# Tesla SimRacing – MPP Assetto Corsa Cup is here!



## MountainPass (May 15, 2018)

*Tesla SimRacing - MPP Assetto Corsa Cup is here!*










Since we're all couped up with nowhere to go, what better way to pass the time than to race Tesla's online?

We took it upon ourselves to learn how to create a car for Assetto Corsa, and we're creating a server where we will have scheduled sessions where the community can log on and digitally race.










Comparing our MoTeC data from Laguna Seca and Buttonwillow to the data produced by the simulator, we fine-tuned everything from the power output to the suspension geometry and aerodynamics to make the car perform and feel like it does in real life.

The result is pretty cool, and the car is super fun to drive and very consistent. It should make for a lot of fun once a pack of these things are all running together in close proximity!

Our first test event will be at Laguna Seca this Sunday, April 26rd at 4pm Eastern, 1pm PDT. If you have a steering wheel we encourage you to come and join in on the fun!










All of the details on how to join and get the MPP developed TM3.R for Assetto Corsa can be found here: Tesla Model 3 Assetto Corsa Cup | Mountain Pass Performance

There is still a lot of room for car development, so if you or anyone you know has experience with modding cars or 3D game design, please let us know!

From the team at MPP, we hope you're all doing well during this difficult time. Stay safe my friends!


----------



## Feathermerchant (Sep 17, 2018)

What is a good steering wheel to buy?


----------



## MountainPass (May 15, 2018)

Feathermerchant said:


> What is a good steering wheel to buy?


The Logitech G-series is a good wheel on a budget, but of course, the sky is the limit! I personally have the G29 and love it! - Jesse


----------



## MountainPass (May 15, 2018)

One of our friends Isaac is already putting down some hot laps:


----------



## Feathermerchant (Sep 17, 2018)

Ug. 5 week waiting period or chance it on ebay.
Worse than finding toilet paper.


----------



## MountainPass (May 15, 2018)

Feathermerchant said:


> Ug. 5 week waiting period or chance it on ebay.
> Worse than finding toilet paper.


'
You can also use an Xbox 360 or Xbox One controller!


----------



## Feathermerchant (Sep 17, 2018)

I think I have some of those in my car.


----------



## MountainPass (May 15, 2018)

The first event was tons of fun, here is a clip from the start!
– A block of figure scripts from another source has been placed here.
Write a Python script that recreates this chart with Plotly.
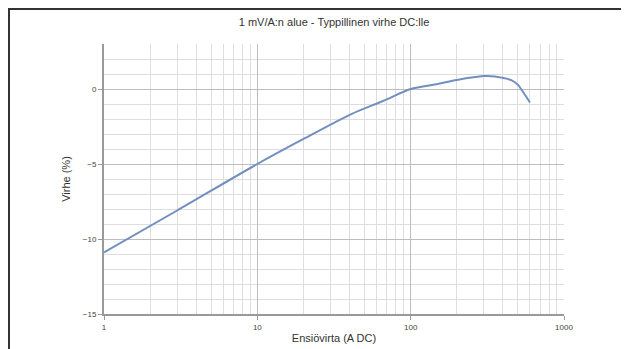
import plotly.graph_objects as go

current_a = [1, 3, 10, 20, 41, 66, 100, 150, 200, 300, 354, 456, 500, 530, 600]
error_pct = [-10.9, -8.1, -5.0, -3.33, -1.67, -0.8, 0.0, 0.33, 0.6, 0.86, 0.83, 0.57, 0.29, -0.07, -0.9]

x_ticks = [1, 10, 100, 1000]
x_labels = ["1", "10", "100", "1000"]
y_ticks = [0, -5, -10, -15]

title_text = "1 mV/A:n alue - Typpillinen virhe DC:lle"
x_title = "Ensiövirta (A DC)"
y_title = "Virhe (%)"

FONT = "Liberation Sans, Arial, sans-serif"

L, R, T, B = 96, 73, 36, 43
PW, PH = 629 - L - R, 349 - T - B

fig = go.Figure()
fig.add_trace(go.Scatter(
    x=current_a, y=error_pct, mode="lines",
    line=dict(color="#7190c0", width=2, shape="spline", smoothing=0.8),
    showlegend=False, hoverinfo="x+y"))

fig.update_layout(
    width=629, height=349,
    margin=dict(l=L, r=R, t=T, b=B),
    paper_bgcolor="white", plot_bgcolor="white",
    font=dict(family=FONT, color="#333"),
    title=dict(text=title_text, x=0.5, xref="paper", y=(349 - 14) / 349, yref="container",
               xanchor="center", yanchor="middle",
               font=dict(size=11, color="#333", family=FONT)),
    xaxis=dict(type="log", range=[0, 3], tickvals=x_ticks, ticktext=x_labels,
               showgrid=True, gridcolor="#bdbdbd", gridwidth=1,
               minor=dict(dtick="D1", showgrid=True, gridcolor="#dedede", gridwidth=1,
                          ticks=""),
               showline=True, linecolor="#999", linewidth=2,
               ticks="outside", ticklen=4, tickcolor="#999",
               tickfont=dict(size=8, color="#444", family=FONT),
               title=dict(text=x_title, font=dict(size=11, color="#333"), standoff=4),
               zeroline=False),
    yaxis=dict(range=[-15, 3], tickvals=y_ticks, showgrid=True, gridcolor="#bdbdbd",
               gridwidth=1,
               minor=dict(dtick=1, showgrid=True, gridcolor="#dedede", gridwidth=1, ticks=""),
               showline=True, linecolor="#999", linewidth=2,
               ticks="outside", ticklen=4, tickcolor="#999",
               tickfont=dict(size=8, color="#444", family=FONT),
               title=dict(text=y_title, font=dict(size=11, color="#333"), standoff=10),
               zeroline=False),
)

# outer frame of the figure (figure-pixel positions converted to paper units)
fx0, fx1, fy0, fy1 = 1, 616, 1, 380
fig.add_shape(type="rect", xref="paper", yref="paper",
              x0=(fx0 - L) / PW, x1=(fx1 - L) / PW,
              y0=(349 - B - fy1) / PH, y1=(349 - B - fy0) / PH,
              line=dict(color="#333", width=2), fillcolor="rgba(0,0,0,0)", layer="below")

fig.write_html("out.html")
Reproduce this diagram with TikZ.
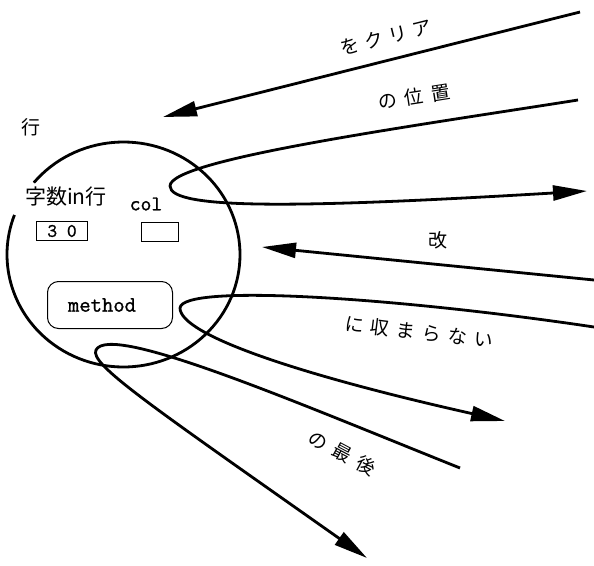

See you guys on Sunday again!


----------



## McRat (Apr 23, 2020)

Marking thread for future


----------



## MountainPass (May 15, 2018)

Here's a quick silly video from the race start of Jesse putting his nose where it didn't belong. Warning - there are some mild swear words:






A few more photos attached as well. We're improving the car little by little to make it prettier and more complete. There is a lot of room for improvement!


----------



## Feathermerchant (Sep 17, 2018)

Finally got my wheel and all installed. I have downloaded the Model3 from MPP and extracted the folder and the game won't show it. Do I have to be on y'all's server? 
I'd like to practice before embarrassing myself.


----------